Gait-based human recognition based on millimetre wave multiple input multiple output radar point cloud constructed using velocity-depth-time

Gait recognition is to recognise different individuals based on their faint differences of gait characteristics, which is different from and more challengeable than the recognition of human activities based on relatively bigger differences between different motions. Existing millimetre-wave Multiple Input Multiple Output radar point cloud data contains time-varying three-dimensional spatial positions, velocity, and intensity information. How to enhance the accuracy of gait recognition by effectively utilising the available radar point cloud data has become an attractive research topic in recent years. A velocity-depth-time (VDT) based point cloud construction method for millimetre-wave Multiple Input Multiple Output radar is proposed for gait recognition application, which can not only alleviate the sparsity problem of mmWave point cloud but also make the constructed point cloud to exhibit temporal structural features of micro-motions, and therefore enable the successful application of PointNet++ to mmWave-MIMO point cloud gait recognition. New point clouds are constructed by the proposed method using public gait recognition datasets of 10 and 20 individuals from mmWave-MIMO radar, which are used to conduct gait recognition experiments using PointNet++. The results show that the point clouds constructed based on VDT are more conducive to the gait recognition task. Even using the classic PointNet++ model, which is not specially designed for radar point clouds, high recognition accuracy can be achieved for gait recognition tasks.
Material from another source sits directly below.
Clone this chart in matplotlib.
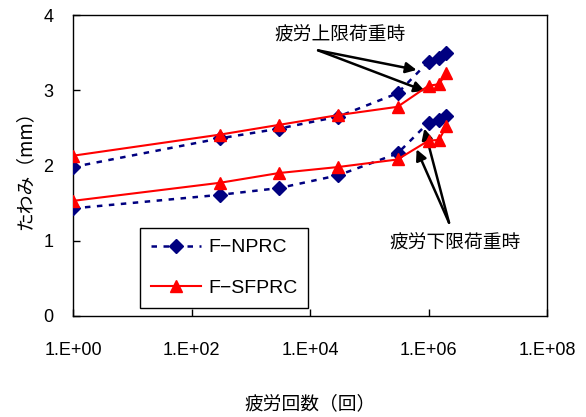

The recognition accuracies are improved by 11% and 12% in this work for datasets of 10 and 20 individuals, respectively, compared with the 84% and 80% achieved by the traditional method using the same dataset and the same PointNet++ model, while the accuracies are improved by 5% and 12%, respectively, compared with the 90% and 80% achieved by the original dataset thesis method corresponding to 10-individual and 20-individual datasets.